No one person is given credit in the program for the overall vision of the presentation or for coordinating the artists accomplishing so many different aspects of the production. Without knowing for sure, it seems most likely that MTT called together the director and designers who could put his ideas into real time onstage. It is a huge achievement.

On the SF Symphony’s video of brief interviews with MTT and the costume designers, the costume artists describe taking great efforts researching the costumes of Boris’ era. In performance, some costumes created a sense of time and place and added power to seeing these particular people going through terrible experiences–some of their own making. At the same time, Boris Gudonov (Bass, Stanislav Trofimov) and Prince Shuisky (Tenor, Yevgeny Akimov)  wore gray, slightly baggy, 20th century, business suits. Why? Boris also wore glasses and a wristwatch.
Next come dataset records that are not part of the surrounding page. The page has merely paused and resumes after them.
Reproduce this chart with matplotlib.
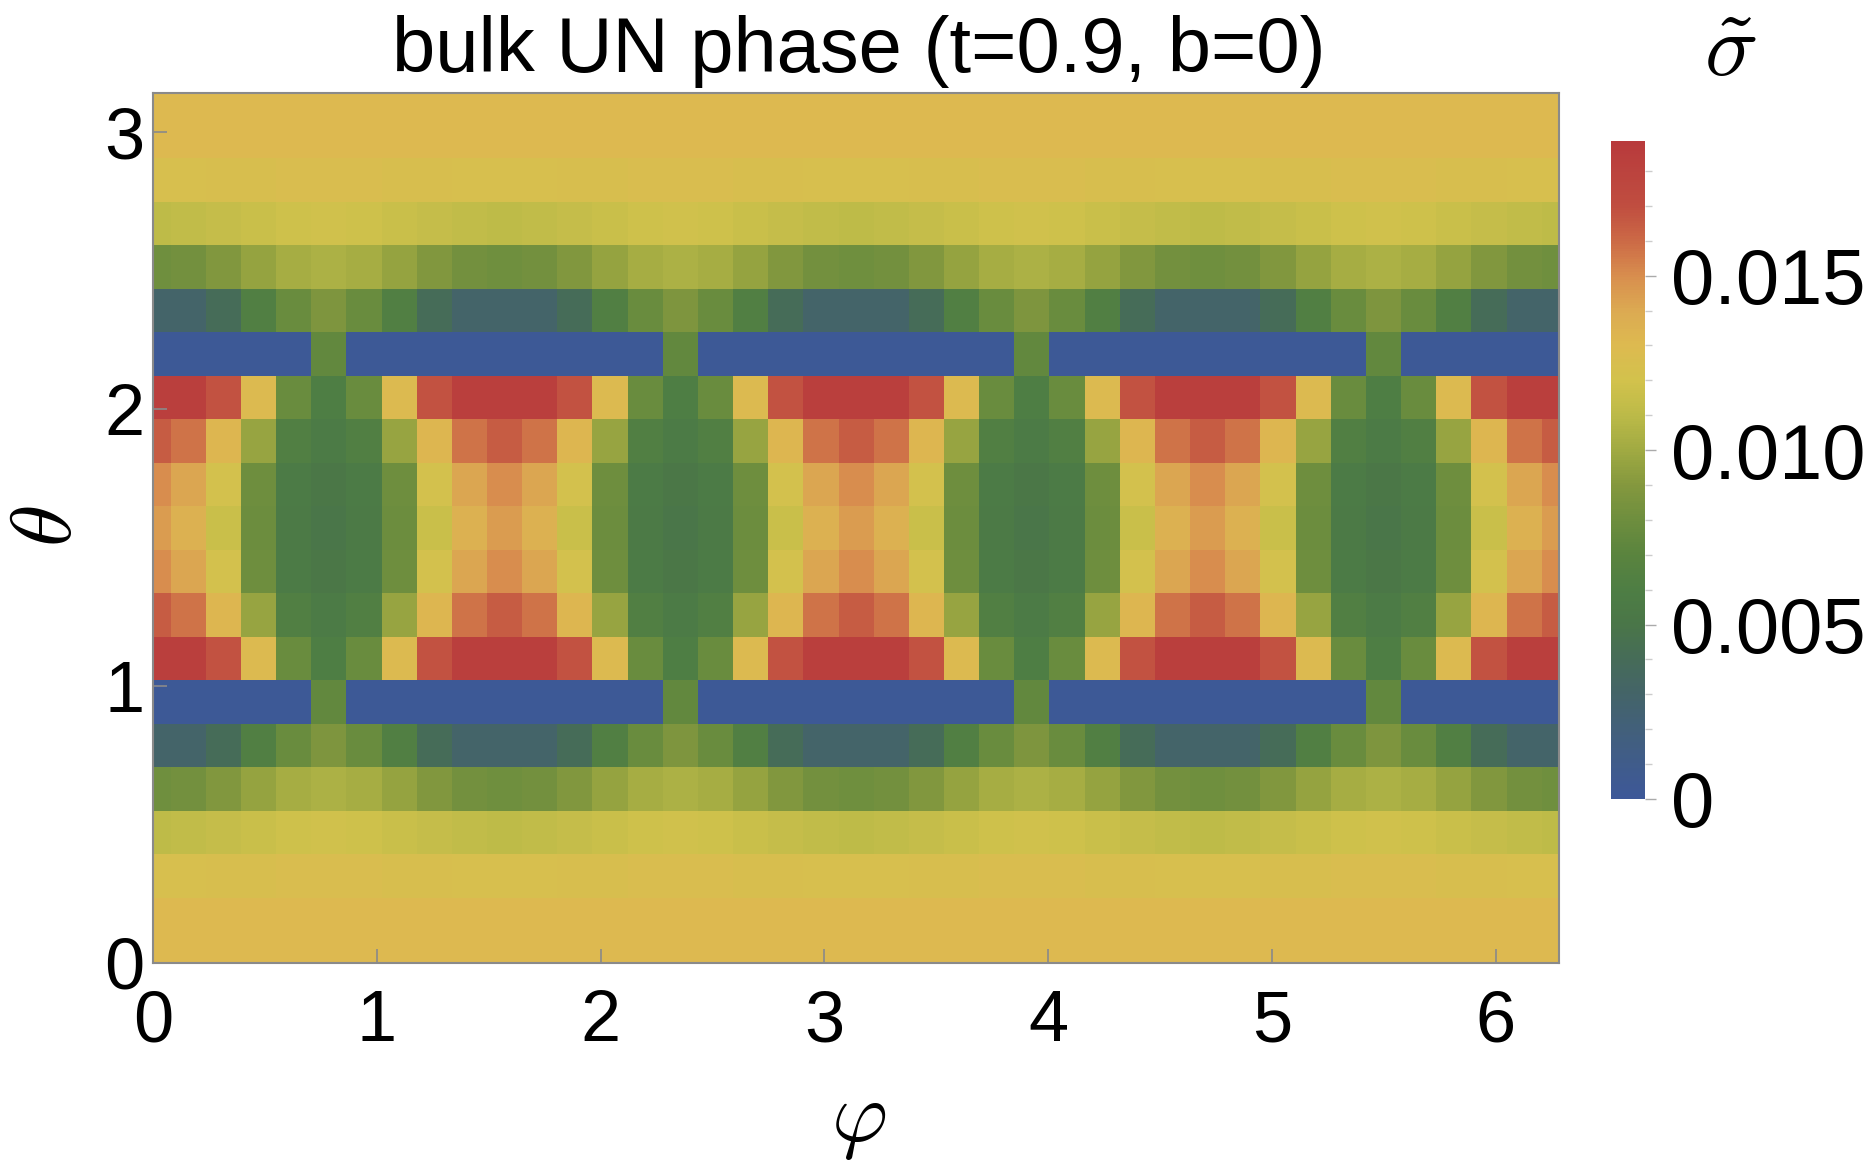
import numpy as np
import matplotlib
matplotlib.use('Agg')
from matplotlib import pyplot as plt
from matplotlib.colors import LinearSegmentedColormap, Normalize

plt.rcParams['font.family'] = ['Liberation Sans', 'DejaVu Sans']
plt.rcParams['mathtext.fontset'] = 'cm'

# grid: phi = 0 .. 2pi, theta = 0 .. pi, step pi/20
phi = np.linspace(0, 2 * np.pi, 41)
theta = np.linspace(0, np.pi, 21)

# sigma values, in units of 1e-4, one row per theta (bottom to top)
rows = [
    [131,131,131,131,131,131,131,131,131,131,131, 131,131,131,131,131,131,131,131,131,131, 131,131,131,131,131,131,131,131,131,131, 131,131,131,131,131,131,131,131,131,131],
    [131,131,131,131,131,131,131,131,131,131,131, 131,131,131,131,131,131,131,131,131,131, 131,131,131,131,131,131,131,131,131,131, 131,131,131,131,131,131,131,131,131,131],
    [124,124,125,125,126,126,126,125,125,124,124, 124,125,125,126,126,126,125,125,124,124, 124,125,125,126,126,126,125,125,124,124, 124,125,125,126,126,126,125,125,124,124],
    [111,112,114,116,118,119,118,116,114,112,111, 112,114,116,118,119,118,116,114,112,111, 112,114,116,118,119,118,116,114,112,111, 112,114,116,118,119,118,116,114,112,111],
    [81,82,89,96,102,104,102,96,89,82,81, 82,89,96,102,104,102,96,89,82,81, 82,89,96,102,104,102,96,89,82,81, 82,89,96,102,104,102,96,89,82,81],
    [30,30,40,62,78,87,78,62,40,30,30, 30,40,62,78,87,78,62,40,30,30, 30,40,62,78,87,78,62,40,30,30, 30,40,62,78,87,78,62,40,30,30],
    [2,2,2,2,2,74,2,2,2,2,2, 2,2,2,2,74,2,2,2,2,2, 2,2,2,2,74,2,2,2,2,2, 2,2,2,2,74,2,2,2,2,2],
    [184,184,168,129,78,60,78,129,168,184,184, 184,168,129,78,60,78,129,168,184,184, 184,168,129,78,60,78,129,168,184,184, 184,168,129,78,60,78,129,168,184,184],
    [165,157,132,97,62,56,62,97,132,157,165, 157,132,97,62,56,62,97,132,157,165, 157,132,97,62,56,62,97,132,157,165, 157,132,97,62,56,62,97,132,157,165],
    [150,141,121,80,56,52,56,80,121,141,150, 141,121,80,56,52,56,80,121,141,150, 141,121,80,56,52,56,80,121,141,150, 141,121,80,56,52,56,80,121,141,150],
    [145,135,116,79,55,50,55,79,116,135,145, 135,116,79,55,50,55,79,116,135,145, 135,116,79,55,50,55,79,116,135,145, 135,116,79,55,50,55,79,116,135,145],
    [150,141,121,80,56,52,56,80,121,141,150, 141,121,80,56,52,56,80,121,141,150, 141,121,80,56,52,56,80,121,141,150, 141,121,80,56,52,56,80,121,141,150],
    [165,157,132,97,62,56,62,97,132,157,165, 157,132,97,62,56,62,97,132,157,165, 157,132,97,62,56,62,97,132,157,165, 157,132,97,62,56,62,97,132,157,165],
    [184,184,168,129,78,60,78,129,168,184,184, 184,168,129,78,60,78,129,168,184,184, 184,168,129,78,60,78,129,168,184,184, 184,168,129,78,60,78,129,168,184,184],
    [2,2,2,2,2,74,2,2,2,2,2, 2,2,2,2,74,2,2,2,2,2, 2,2,2,2,74,2,2,2,2,2, 2,2,2,2,74,2,2,2,2,2],
    [30,30,40,62,78,87,78,62,40,30,30, 30,40,62,78,87,78,62,40,30,30, 30,40,62,78,87,78,62,40,30,30, 30,40,62,78,87,78,62,40,30,30],
    [81,82,89,96,102,104,102,96,89,82,81, 82,89,96,102,104,102,96,89,82,81, 82,89,96,102,104,102,96,89,82,81, 82,89,96,102,104,102,96,89,82,81],
    [111,112,114,116,118,119,118,116,114,112,111, 112,114,116,118,119,118,116,114,112,111, 112,114,116,118,119,118,116,114,112,111, 112,114,116,118,119,118,116,114,112,111],
    [124,124,125,125,126,126,126,125,125,124,124, 124,125,125,126,126,126,125,125,124,124, 124,125,125,126,126,126,125,125,124,124, 124,125,125,126,126,126,125,125,124,124],
    [131,131,131,131,131,131,131,131,131,131,131, 131,131,131,131,131,131,131,131,131,131, 131,131,131,131,131,131,131,131,131,131, 131,131,131,131,131,131,131,131,131,131],
    [131,131,131,131,131,131,131,131,131,131,131, 131,131,131,131,131,131,131,131,131,131, 131,131,131,131,131,131,131,131,131,131, 131,131,131,131,131,131,131,131,131,131],
]
sigma = np.array(rows) * 1e-4

vmax = 0.01886
cb_ticks = [0, 0.005, 0.010, 0.015]
cb_labels = ['0', '0.005', '0.010', '0.015']

# colour scale sampled from the colour bar (DarkRainbow-like)
cm_vals = [0, 0.001, 0.002, 0.003, 0.004, 0.005, 0.006, 0.007, 0.008, 0.009, 0.010,
           0.011, 0.012, 0.013, 0.014, 0.015, 0.016, 0.017, vmax]
cm_cols = ['#3D5898', '#405C8A', '#42607A', '#446468', '#466C58', '#4A7648', '#4E7E44',
           '#5A843E', '#6E8E3E', '#84983E', '#A0AA42', '#BCBA48', '#D2C24C', '#DDBA50',
           '#DCAA52', '#D88E4E', '#CC6A46', '#C04E40', '#B83A3C']
cmap = LinearSegmentedColormap.from_list('darkrainbow', [(v / vmax, c) for v, c in zip(cm_vals, cm_cols)])

fig = plt.figure(figsize=(18.75, 11.65), dpi=100)
ax = fig.add_axes([0.0816, 0.1734, 0.750, 0.7466])
mesh = ax.pcolormesh(phi, theta, sigma, cmap=cmap, norm=Normalize(0, vmax), shading='nearest')
ax.set_xlim(0, 2 * np.pi)
ax.set_ylim(0, np.pi)

for s in ax.spines.values():
    s.set_color('#8A8A8A')
    s.set_linewidth(1.5)
ax.set_xticks([0, 1, 2, 3, 4, 5, 6])
ax.set_yticks([0, 1, 2, 3])
ax.tick_params(axis='x', direction='in', length=10, width=1.2, color='#8A8A8A', labelsize=52, pad=19)
ax.tick_params(axis='y', direction='in', length=10, width=1.2, color='#8A8A8A', labelsize=52, pad=6)

fig.text(0.458, 0.938, 'bulk UN phase (t=0.9, b=0)', ha='center', va='baseline', fontsize=56)
fig.text(0.458, 0.037, r'$\varphi$', ha='center', va='center', fontsize=62)
fig.text(0.026, 0.548, r'$\theta$', ha='center', va='center', fontsize=62, rotation=90)
fig.text(0.923, 0.935, r'$\tilde{\sigma}$', ha='center', va='baseline', fontsize=64)

cax = fig.add_axes([0.8592, 0.3142, 0.0181, 0.5648])
cb = fig.colorbar(mesh, cax=cax)
cb.outline.set_visible(False)
cb.set_ticks(cb_ticks)
cb.set_ticklabels(cb_labels)
cb.ax.set_yticks(np.arange(0.001, 0.0185, 0.001), minor=True)
cb.ax.tick_params(which='major', length=8, width=1, color='#AAAAAA', labelsize=56, pad=11)
cb.ax.tick_params(which='minor', length=5, width=1, color='#CCCCCC')

fig.savefig('out.png', dpi=100)
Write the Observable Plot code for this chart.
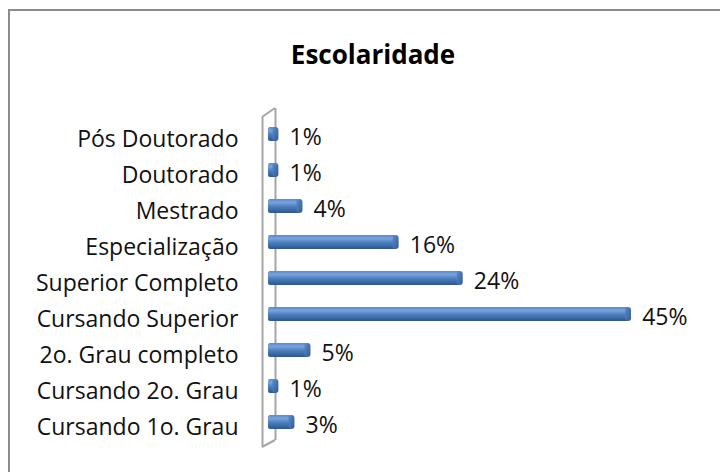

That could not have been an accident with so many people back stage and in the cast available to remind him to take them off. Were they generic, gray suits or were they meant to symbolize a particular time? Were they meant to reflect on Khrushchev during his visit to the US? How would that contribute to the development of the opera? It’s puzzling. Andrei Shchelkalov (portrayed by Baritone, Aleksey Bogdanov ) also wore a suit. His had a Victorian aura perhaps only because, as I remember it, it was dark and had a vest.

The story of Boris Gudonov is a puzzle itself. The history is murky; nothing is clear except confusion and danger. An imposter, dressed in a glittering white costume, takes the throne at the end. it is another example of the lies that become reality in the era and the opera. It is not a satisfactory resolution of the rule of a Czar said to be a monster, but history seldom has tidy resolutions. The impact of this production was powerful and alarming: an oncoming MACK truck of music, drama, historical horror. In his video interview, Michael Tilson Thomas calls it a “sonic spectacular.” San Francisco Symphony’s magnificent production was most definitely that.